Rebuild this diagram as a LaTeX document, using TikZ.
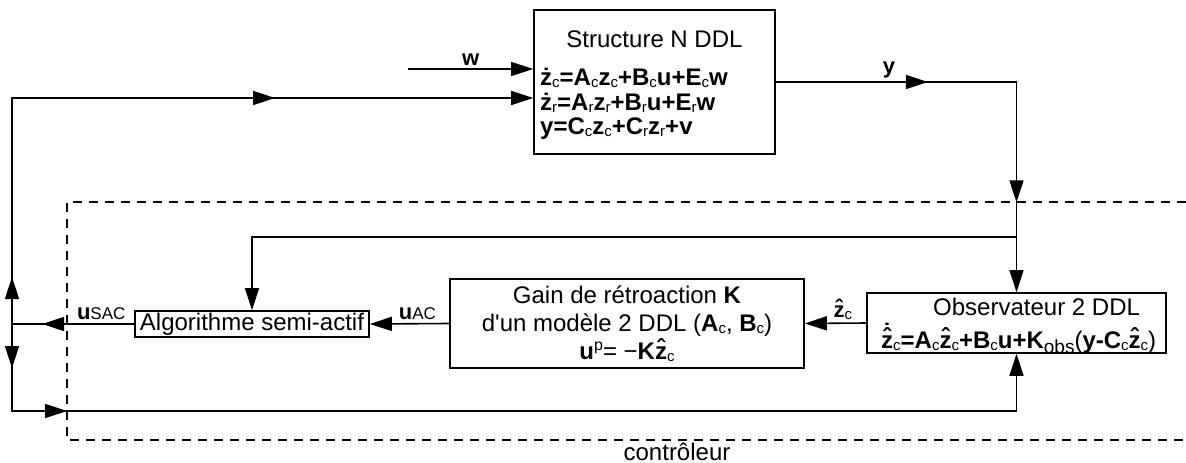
\documentclass[tikz,border=0pt]{standalone}
\usepackage{fontspec}
\setmainfont{Liberation Sans}
\usetikzlibrary{arrows.meta,decorations.markings}
% petits indices / exposants
\newcommand\sub[1]{\raisebox{-2pt}{\fontsize{15}{15}\selectfont\mdseries #1}}
\newcommand\subb[1]{\raisebox{-5pt}{\fontsize{19}{19}\selectfont\mdseries #1}}
\newcommand\expo[1]{\raisebox{9pt}{\fontsize{16}{16}\selectfont\mdseries #1}}
\newcommand\zhat{\ooalign{z\cr\hidewidth\raisebox{.1em}{ˆ}\hidewidth\cr}}
\newcommand\zdothat{\ooalign{z\cr\hidewidth\raisebox{.1em}{ˆ}\hidewidth\cr\hidewidth\raisebox{.32em}{˙}\hidewidth\cr}}
\tikzset{
  >={Triangle[length=22pt,width=14pt]},
  block/.style={draw, line width=1.6pt, inner sep=0pt, align=center,
    font=\fontsize{24}{28}\selectfont},
  lbl/.style={inner sep=0pt, font=\fontsize{24}{28}\selectfont},
  eqn/.style={inner sep=0pt, align=left, font=\fontsize{24}{24.5}\selectfont\bfseries},
  sig/.style={inner sep=3pt, font=\fontsize{22}{22}\selectfont\bfseries},
  wire/.style={draw, line width=1.6pt},
  flow/.style={wire, ->},
  tipat/.style={postaction={decorate, decoration={markings,
    mark=at position #1 with {\arrow{>}}}}},
  ctrl/.style={draw, line width=1.4pt, dash pattern=on 9pt off 7pt}
}
\begin{document}
\begin{tikzpicture}[x=1pt, y=-1pt]
  \useasboundingbox (0,0) rectangle (1186,463);
  % zone controleur
  \draw[ctrl] (1186,202) -- (67,202) -- (67,440) -- (1186,440);
  \node[lbl, anchor=base] (ctrllbl) at (677,460) {contrôleur};
  % blocs
  \node[block, minimum width=241pt, minimum height=144pt] (struct) at (654.5,82) {};
  \node[lbl, anchor=base] (structtitle) at (654.5,47) {Structure N DDL};
  \node[eqn, anchor=west] (structeq) at (540,104) {%
    ż\sub{c}=A\sub{c}z\sub{c}+B\sub{c}u+E\sub{c}w\\
    ż\sub{r}=A\sub{r}z\sub{r}+B\sub{r}u+E\sub{r}w\\
    y=C\sub{c}z\sub{c}+C\sub{r}z\sub{r}+v};
  \node[block, minimum width=354pt, minimum height=89pt] (gain) at (627,323.5)
    {Gain de rétroaction \textbf{K}\\
     d\textquotesingle un modèle 2 DDL (\textbf{A}\sub{c}, \textbf{B}\sub{c})\\
     \textbf{u}\expo{p}= −\textbf{K\zhat}\sub{c}};
  \node[block, minimum width=234pt, minimum height=26pt] (algo) at (252,324) {Algorithme semi-actif};
  \node[block, minimum width=299pt, minimum height=60pt] (obs) at (1016.5,323) {};
  \node[lbl, anchor=base west] (obstitle) at (933,315) {Observateur 2 DDL};
  \node[eqn, anchor=base west] (obseq) at (881,348)
    {\zdothat\sub{c}=A\sub{c}\zhat\sub{c}+B\sub{c}u+K\subb{obs}{\mdseries(}y-C\sub{c}\zhat\sub{c}{\mdseries)}};
  % points de passage
  \coordinate (wstart) at (408,69);
  \coordinate (junc) at (12,324);
  \coordinate (topleft) at (12,98);
  \coordinate (botleft) at (12,411);
  \coordinate (tap) at (1016.5,237);
  % liaisons
  \draw[flow] (wstart) -- node[sig, above]{w} (wstart -| struct.west);
  \draw[flow, tipat=152pt, tipat=361pt] (struct.east)
    -- node[sig, above, pos=.47]{y} (struct.east -| obs.north) -- (obs.north);
  \draw[wire, tipat=92pt] (algo.west)
    -- node[sig, above, pos=.27]{u{\fontsize{17}{17}\selectfont\mdseries SAC}} (junc);
  \draw[flow, tipat=47pt, tipat=489pt] (junc) -- (topleft) -- (topleft -| struct.west);
  \draw[flow, tipat=44pt, tipat=142pt] (junc) -- (botleft) -- (botleft -| obs.south) -- (obs.south);
  \draw[flow] (tap) -- (tap -| algo.north) -- (algo.north);
  \draw[flow] (gain.west) -- node[sig, above, pos=.4]{u{\fontsize{17}{17}\selectfont\mdseries AC}} (algo.east);
  \draw[flow] (obs.west) -- node[sig, above, pos=.38]{\zhat\sub{c}} (gain.east);
\end{tikzpicture}
\end{document}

★ ★ ★

### Challenge
Leave the images out and output the remaining material exactly as it stands.

### Exercise answer
Rebuild this diagram as a LaTeX document, using TikZ.
\documentclass[tikz,border=0pt]{standalone}
\usepackage{fontspec}
\setmainfont{Liberation Sans}
\usetikzlibrary{arrows.meta,decorations.markings}
% petits indices / exposants
\newcommand\sub[1]{\raisebox{-2pt}{\fontsize{15}{15}\selectfont\mdseries #1}}
\newcommand\subb[1]{\raisebox{-5pt}{\fontsize{19}{19}\selectfont\mdseries #1}}
\newcommand\expo[1]{\raisebox{9pt}{\fontsize{16}{16}\selectfont\mdseries #1}}
\newcommand\zhat{\ooalign{z\cr\hidewidth\raisebox{.1em}{ˆ}\hidewidth\cr}}
\newcommand\zdothat{\ooalign{z\cr\hidewidth\raisebox{.1em}{ˆ}\hidewidth\cr\hidewidth\raisebox{.32em}{˙}\hidewidth\cr}}
\tikzset{
  >={Triangle[length=22pt,width=14pt]},
  block/.style={draw, line width=1.6pt, inner sep=0pt, align=center,
    font=\fontsize{24}{28}\selectfont},
  lbl/.style={inner sep=0pt, font=\fontsize{24}{28}\selectfont},
  eqn/.style={inner sep=0pt, align=left, font=\fontsize{24}{24.5}\selectfont\bfseries},
  sig/.style={inner sep=3pt, font=\fontsize{22}{22}\selectfont\bfseries},
  wire/.style={draw, line width=1.6pt},
  flow/.style={wire, ->},
  tipat/.style={postaction={decorate, decoration={markings,
    mark=at position #1 with {\arrow{>}}}}},
  ctrl/.style={draw, line width=1.4pt, dash pattern=on 9pt off 7pt}
}
\begin{document}
\begin{tikzpicture}[x=1pt, y=-1pt]
  \useasboundingbox (0,0) rectangle (1186,463);
  % zone controleur
  \draw[ctrl] (1186,202) -- (67,202) -- (67,440) -- (1186,440);
  \node[lbl, anchor=base] (ctrllbl) at (677,460) {contrôleur};
  % blocs
  \node[block, minimum width=241pt, minimum height=144pt] (struct) at (654.5,82) {};
  \node[lbl, anchor=base] (structtitle) at (654.5,47) {Structure N DDL};
  \node[eqn, anchor=west] (structeq) at (540,104) {%
    ż\sub{c}=A\sub{c}z\sub{c}+B\sub{c}u+E\sub{c}w\\
    ż\sub{r}=A\sub{r}z\sub{r}+B\sub{r}u+E\sub{r}w\\
    y=C\sub{c}z\sub{c}+C\sub{r}z\sub{r}+v};
  \node[block, minimum width=354pt, minimum height=89pt] (gain) at (627,323.5)
    {Gain de rétroaction \textbf{K}\\
     d\textquotesingle un modèle 2 DDL (\textbf{A}\sub{c}, \textbf{B}\sub{c})\\
     \textbf{u}\expo{p}= −\textbf{K\zhat}\sub{c}};
  \node[block, minimum width=234pt, minimum height=26pt] (algo) at (252,324) {Algorithme semi-actif};
  \node[block, minimum width=299pt, minimum height=60pt] (obs) at (1016.5,323) {};
  \node[lbl, anchor=base west] (obstitle) at (933,315) {Observateur 2 DDL};
  \node[eqn, anchor=base west] (obseq) at (881,348)
    {\zdothat\sub{c}=A\sub{c}\zhat\sub{c}+B\sub{c}u+K\subb{obs}{\mdseries(}y-C\sub{c}\zhat\sub{c}{\mdseries)}};
  % points de passage
  \coordinate (wstart) at (408,69);
  \coordinate (junc) at (12,324);
  \coordinate (topleft) at (12,98);
  \coordinate (botleft) at (12,411);
  \coordinate (tap) at (1016.5,237);
  % liaisons
  \draw[flow] (wstart) -- node[sig, above]{w} (wstart -| struct.west);
  \draw[flow, tipat=152pt, tipat=361pt] (struct.east)
    -- node[sig, above, pos=.47]{y} (struct.east -| obs.north) -- (obs.north);
  \draw[wire, tipat=92pt] (algo.west)
    -- node[sig, above, pos=.27]{u{\fontsize{17}{17}\selectfont\mdseries SAC}} (junc);
  \draw[flow, tipat=47pt, tipat=489pt] (junc) -- (topleft) -- (topleft -| struct.west);
  \draw[flow, tipat=44pt, tipat=142pt] (junc) -- (botleft) -- (botleft -| obs.south) -- (obs.south);
  \draw[flow] (tap) -- (tap -| algo.north) -- (algo.north);
  \draw[flow] (gain.west) -- node[sig, above, pos=.4]{u{\fontsize{17}{17}\selectfont\mdseries AC}} (algo.east);
  \draw[flow] (obs.west) -- node[sig, above, pos=.38]{\zhat\sub{c}} (gain.east);
\end{tikzpicture}
\end{document}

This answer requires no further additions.